▶ [Data provided]
━━━━━━━━━━━━━━━━━━━━
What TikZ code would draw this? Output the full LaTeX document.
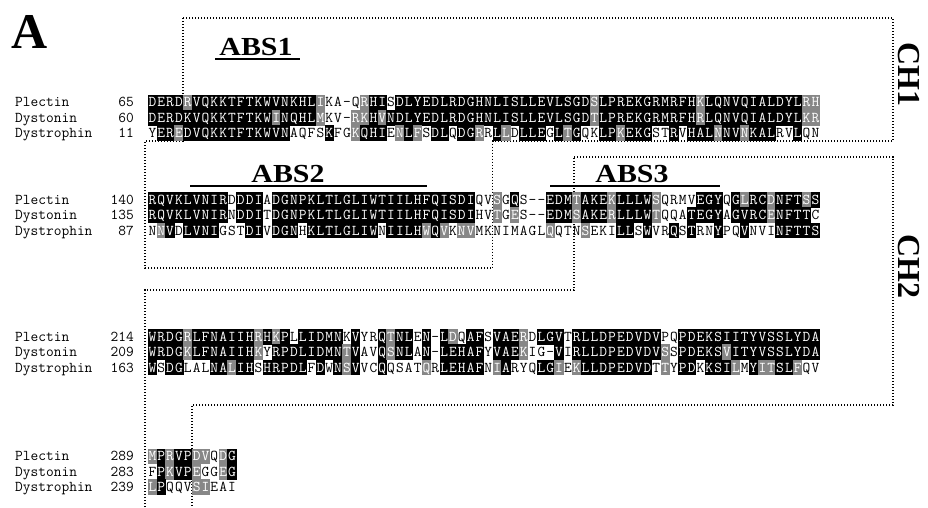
\documentclass[tikz,border=0pt]{standalone}
\usepackage{fontspec}
\setmainfont{Liberation Serif}
\definecolor{shadegray}{HTML}{878787}
\tikzset{
  seqtxt/.style={anchor=base, inner sep=0pt, font=\ttfamily\fontsize{15}{15}\selectfont},
  namelbl/.style={anchor=base west, inner sep=0pt, font=\ttfamily\fontsize{15}{15}\selectfont},
  numlbl/.style={anchor=base east, inner sep=0pt, font=\ttfamily\fontsize{15}{15}\selectfont},
  dotline/.style={line width=1.4pt, dash pattern=on 1.4pt off 1.6pt},
  abslbl/.style={anchor=base, inner sep=0pt, xscale=1.15, font=\bfseries\fontsize{26}{26}\selectfont},
  chlbl/.style={inner sep=0pt, rotate=-90, font=\bfseries\fontsize{32}{32}\selectfont},
  absrule/.style={line width=2pt},
}
\newcommand\cellbox[4]{%
  \fill[#4] ({138.96+#2*8.84},{#1-7.9}) rectangle ({148.2+#2*8.84},{#1+7.7});
  \node[seqtxt,text=white] at ({143.58+#2*8.84},{#1+4.4}) {#3};}
\newcommand\cellplain[3]{%
  \node[seqtxt] at ({143.58+#2*8.84},{#1+4.4}) {#3};}
\ExplSyntaxOn
\NewDocumentCommand \alncell { m m m m }
  {
    \str_case:nn {#4}
      {
        {k}{\cellbox{#1}{#2}{#3}{black}}
        {g}{\cellbox{#1}{#2}{#3}{shadegray}}
        {w}{\cellplain{#1}{#2}{#3}}
      }
  }
\NewDocumentCommand \alnrow { m m m }
  {
    \int_step_inline:nn { \tl_count:n {#2} }
      {
        \use:e
          {
            \exp_not:N \alncell {#1} {##1}
              { \tl_item:nn {#2} {##1} }
              { \tl_item:nn {#3} {##1} }
          }
      }
  }
\ExplSyntaxOff
\newcommand\seqrow[6]{%
  \node[namelbl] (nm#6) at (15,{#1+4.4}) {#2};
  \node[numlbl] (no#6) at (134,{#1+4.4}) {#3};
  \alnrow{#1}{#4}{#5}}
\begin{document}
\begin{tikzpicture}[x=1pt,y=-1pt]
\useasboundingbox (0,0) rectangle (928,507);
% panel letter
\node[anchor=base west, inner sep=0pt, font=\bfseries\fontsize{50}{50}\selectfont] (panelA) at (11,48) {A};
% domain outlines
\draw[dotline] (183,18) -- (893,18) -- (893,141) -- (492.5,141) -- (492.5,268) -- (145,268) -- (145,141) -- (183,141) -- cycle;
\draw[dotline] (574,157) -- (893,157) -- (893,405) -- (192,405) -- (192,507);
\draw[dotline] (145,507) -- (145,290) -- (574,290) -- (574,157);
% domain labels
\node[chlbl] (ch1) at (909,74) {CH1};
\node[chlbl] (ch2) at (909,266) {CH2};
% ABS labels
\node[abslbl] (abs1) at (256,55) {ABS1};
\draw[absrule] (215,59) -- (300,59);
\node[abslbl] (abs2) at (288,182) {ABS2};
\draw[absrule] (190,186) -- (427,186);
\node[abslbl] (abs3) at (632,182) {ABS3};
\draw[absrule] (550,186) -- (720,186);
% block 1
\seqrow{102.5}{Plectin}{65}{DERDRVQKKT FTKWVNKHLI KA-QRHISDL YEDLRDGHNL ISLLEVLSGD SLPREKGRMR FHKLQNVQIA LDYLRH}{kkkkgkkkkk kkkkkkkkkg wwwwgkkwkk kkkkkkkkkk kkkkkkkkkk gkkkkkkkkk kkgkkkkkkk kkkkgg}{p1}
\seqrow{117.8}{Dystonin}{60}{DERDKVQKKT FTKWINQHLM KV-RKHVNDL YEDLRDGHNL ISLLEVLSGD TLPREKGRMR FHRLQNVQIA LDYLKR}{kkkkkkkkkk kkkkgkkkkg wwwggkgkkk kkkkkkkkkk kkkkkkkkkk gkkkkkkkkk kkgkkkkkkk kkkkgg}{d1}
\seqrow{133.1}{Dystrophin}{11}{YEREDVQKKT FTKWVNAQFS KFGKQHIENL FSDLQDGRRL LDLLEGLTGQ KLPKEKGSTR VHALNNVNKA LRVLQN}{wkkgkkkkkk kkkkkkwwww kwwgkkkwgk gwkkwkkgwk gwkkkwkgkw wkkgkkkwwk wkkkgkkgkk kwwkww}{r1}
% block 2
\seqrow{200}{Plectin}{140}{RQVKLVNIRD DDIADGNPKL TLGLIWTIIL HFQISDIQVS GQS--EDMTA KEKLLLWSQR MVEGYQGLRC DNFTSS}{kkkkkkkkkw kkkwkkkkkk kkkkkkkkkk kkkkkkkwwg wkwwwkkkgk kkgkkkkgww wwkkkwkgkk gkkkgk}{p2}
\seqrow{215.3}{Dystonin}{135}{RQVKLVNIRN DDITDGNPKL TLGLIWTIIL HFQISDIHVT GES--EDMSA KERLLLWTQQ ATEGYAGVRC ENFTTC}{kkkkkkkkkw kkkwkkkkkk kkkkkkkkkk kkkkkkkwwg wgwwwkkkgk kkgkkkkgww wkkkkwkkkk gkkkkw}{d2}
\seqrow{230.6}{Dystrophin}{87}{NNVDLVNIGS TDIVDGNHKL TLGLIWNIIL HWQVKNVMKN IMAGLQQTNS EKILLSWVRQ STRNYPQVNV INFTTS}{wgkwkkkkww wkkwkkkwkk kkkkkkwkkk kgkgwggwww wwwwwgwwwg wwwkkwkwwk wkwwkwwkww wkkkkk}{r2}
% block 3
\seqrow{337}{Plectin}{214}{WRDGRLFNAI IHRHKPLLID MNKVYRQTNL EN-LDQAFSV AERDLGVTRL LDPEDVDVPQ PDEKSIITYV SSLYDA}{kkkkgkkkkk kkgkgkwkkk kkwkwwkgkk wkwkgwkkwk kkgwkkkwkk kkkkkkkkww kkkkkkkkkk kkkkkk}{p3}
\seqrow{352.3}{Dystonin}{209}{WRDGKLFNAI IHKYRPDLID MNTVAVQSNL AN-LEHAFYV AEKIG-VIRL LDPEDVDVSS PDEKSVITYV SSLYDA}{kkkkgkkkkk kkgwkkkkkk kkgkwwkgkk wkwkkkkkwk kkgwwwkwkk kkkkkkkkgw kkkkkgkkkk kkkkkk}{d3}
\seqrow{367.6}{Dystrophin}{163}{WSDGLALNAL IHSHRPDLFD WNSVVCQQSA TQRLEHAFNI ARYQLGIEKL LDPEDVDTTY PDKKSILMYI TSLFQV}{kwkkwwwkkg kkwkkkkkwk wkgkwwkwww wgwkkkkkwg kwwwkkgwgk kkkkkkkwgw kkwkkkgwkg gkkgww}{r3}
% block 4
\seqrow{456.5}{Plectin}{289}{MPRVPDVQDG}{gkgkkggwgk}{p4}
\seqrow{471.8}{Dystonin}{283}{FPKVPEGGEG}{wkgkkgwwgk}{d4}
\seqrow{487.1}{Dystrophin}{239}{LPQQVSIEAI}{gkwwwggwww}{r4}
\end{tikzpicture}
\end{document}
━━━━━━━━━━━━━━━━━━━━
Print out the whole of the material word for word, without pictures.

What TikZ code would draw this? Output the full LaTeX document.
\documentclass[tikz,border=0pt]{standalone}
\usepackage{fontspec}
\setmainfont{Liberation Serif}
\definecolor{shadegray}{HTML}{878787}
\tikzset{
  seqtxt/.style={anchor=base, inner sep=0pt, font=\ttfamily\fontsize{15}{15}\selectfont},
  namelbl/.style={anchor=base west, inner sep=0pt, font=\ttfamily\fontsize{15}{15}\selectfont},
  numlbl/.style={anchor=base east, inner sep=0pt, font=\ttfamily\fontsize{15}{15}\selectfont},
  dotline/.style={line width=1.4pt, dash pattern=on 1.4pt off 1.6pt},
  abslbl/.style={anchor=base, inner sep=0pt, xscale=1.15, font=\bfseries\fontsize{26}{26}\selectfont},
  chlbl/.style={inner sep=0pt, rotate=-90, font=\bfseries\fontsize{32}{32}\selectfont},
  absrule/.style={line width=2pt},
}
\newcommand\cellbox[4]{%
  \fill[#4] ({138.96+#2*8.84},{#1-7.9}) rectangle ({148.2+#2*8.84},{#1+7.7});
  \node[seqtxt,text=white] at ({143.58+#2*8.84},{#1+4.4}) {#3};}
\newcommand\cellplain[3]{%
  \node[seqtxt] at ({143.58+#2*8.84},{#1+4.4}) {#3};}
\ExplSyntaxOn
\NewDocumentCommand \alncell { m m m m }
  {
    \str_case:nn {#4}
      {
        {k}{\cellbox{#1}{#2}{#3}{black}}
        {g}{\cellbox{#1}{#2}{#3}{shadegray}}
        {w}{\cellplain{#1}{#2}{#3}}
      }
  }
\NewDocumentCommand \alnrow { m m m }
  {
    \int_step_inline:nn { \tl_count:n {#2} }
      {
        \use:e
          {
            \exp_not:N \alncell {#1} {##1}
              { \tl_item:nn {#2} {##1} }
              { \tl_item:nn {#3} {##1} }
          }
      }
  }
\ExplSyntaxOff
\newcommand\seqrow[6]{%
  \node[namelbl] (nm#6) at (15,{#1+4.4}) {#2};
  \node[numlbl] (no#6) at (134,{#1+4.4}) {#3};
  \alnrow{#1}{#4}{#5}}
\begin{document}
\begin{tikzpicture}[x=1pt,y=-1pt]
\useasboundingbox (0,0) rectangle (928,507);
% panel letter
\node[anchor=base west, inner sep=0pt, font=\bfseries\fontsize{50}{50}\selectfont] (panelA) at (11,48) {A};
% domain outlines
\draw[dotline] (183,18) -- (893,18) -- (893,141) -- (492.5,141) -- (492.5,268) -- (145,268) -- (145,141) -- (183,141) -- cycle;
\draw[dotline] (574,157) -- (893,157) -- (893,405) -- (192,405) -- (192,507);
\draw[dotline] (145,507) -- (145,290) -- (574,290) -- (574,157);
% domain labels
\node[chlbl] (ch1) at (909,74) {CH1};
\node[chlbl] (ch2) at (909,266) {CH2};
% ABS labels
\node[abslbl] (abs1) at (256,55) {ABS1};
\draw[absrule] (215,59) -- (300,59);
\node[abslbl] (abs2) at (288,182) {ABS2};
\draw[absrule] (190,186) -- (427,186);
\node[abslbl] (abs3) at (632,182) {ABS3};
\draw[absrule] (550,186) -- (720,186);
% block 1
\seqrow{102.5}{Plectin}{65}{DERDRVQKKT FTKWVNKHLI KA-QRHISDL YEDLRDGHNL ISLLEVLSGD SLPREKGRMR FHKLQNVQIA LDYLRH}{kkkkgkkkkk kkkkkkkkkg wwwwgkkwkk kkkkkkkkkk kkkkkkkkkk gkkkkkkkkk kkgkkkkkkk kkkkgg}{p1}
\seqrow{117.8}{Dystonin}{60}{DERDKVQKKT FTKWINQHLM KV-RKHVNDL YEDLRDGHNL ISLLEVLSGD TLPREKGRMR FHRLQNVQIA LDYLKR}{kkkkkkkkkk kkkkgkkkkg wwwggkgkkk kkkkkkkkkk kkkkkkkkkk gkkkkkkkkk kkgkkkkkkk kkkkgg}{d1}
\seqrow{133.1}{Dystrophin}{11}{YEREDVQKKT FTKWVNAQFS KFGKQHIENL FSDLQDGRRL LDLLEGLTGQ KLPKEKGSTR VHALNNVNKA LRVLQN}{wkkgkkkkkk kkkkkkwwww kwwgkkkwgk gwkkwkkgwk gwkkkwkgkw wkkgkkkwwk wkkkgkkgkk kwwkww}{r1}
% block 2
\seqrow{200}{Plectin}{140}{RQVKLVNIRD DDIADGNPKL TLGLIWTIIL HFQISDIQVS GQS--EDMTA KEKLLLWSQR MVEGYQGLRC DNFTSS}{kkkkkkkkkw kkkwkkkkkk kkkkkkkkkk kkkkkkkwwg wkwwwkkkgk kkgkkkkgww wwkkkwkgkk gkkkgk}{p2}
\seqrow{215.3}{Dystonin}{135}{RQVKLVNIRN DDITDGNPKL TLGLIWTIIL HFQISDIHVT GES--EDMSA KERLLLWTQQ ATEGYAGVRC ENFTTC}{kkkkkkkkkw kkkwkkkkkk kkkkkkkkkk kkkkkkkwwg wgwwwkkkgk kkgkkkkgww wkkkkwkkkk gkkkkw}{d2}
\seqrow{230.6}{Dystrophin}{87}{NNVDLVNIGS TDIVDGNHKL TLGLIWNIIL HWQVKNVMKN IMAGLQQTNS EKILLSWVRQ STRNYPQVNV INFTTS}{wgkwkkkkww wkkwkkkwkk kkkkkkwkkk kgkgwggwww wwwwwgwwwg wwwkkwkwwk wkwwkwwkww wkkkkk}{r2}
% block 3
\seqrow{337}{Plectin}{214}{WRDGRLFNAI IHRHKPLLID MNKVYRQTNL EN-LDQAFSV AERDLGVTRL LDPEDVDVPQ PDEKSIITYV SSLYDA}{kkkkgkkkkk kkgkgkwkkk kkwkwwkgkk wkwkgwkkwk kkgwkkkwkk kkkkkkkkww kkkkkkkkkk kkkkkk}{p3}
\seqrow{352.3}{Dystonin}{209}{WRDGKLFNAI IHKYRPDLID MNTVAVQSNL AN-LEHAFYV AEKIG-VIRL LDPEDVDVSS PDEKSVITYV SSLYDA}{kkkkgkkkkk kkgwkkkkkk kkgkwwkgkk wkwkkkkkwk kkgwwwkwkk kkkkkkkkgw kkkkkgkkkk kkkkkk}{d3}
\seqrow{367.6}{Dystrophin}{163}{WSDGLALNAL IHSHRPDLFD WNSVVCQQSA TQRLEHAFNI ARYQLGIEKL LDPEDVDTTY PDKKSILMYI TSLFQV}{kwkkwwwkkg kkwkkkkkwk wkgkwwkwww wgwkkkkkwg kwwwkkgwgk kkkkkkkwgw kkwkkkgwkg gkkgww}{r3}
% block 4
\seqrow{456.5}{Plectin}{289}{MPRVPDVQDG}{gkgkkggwgk}{p4}
\seqrow{471.8}{Dystonin}{283}{FPKVPEGGEG}{wkgkkgwwgk}{d4}
\seqrow{487.1}{Dystrophin}{239}{LPQQVSIEAI}{gkwwwggwww}{r4}
\end{tikzpicture}
\end{document}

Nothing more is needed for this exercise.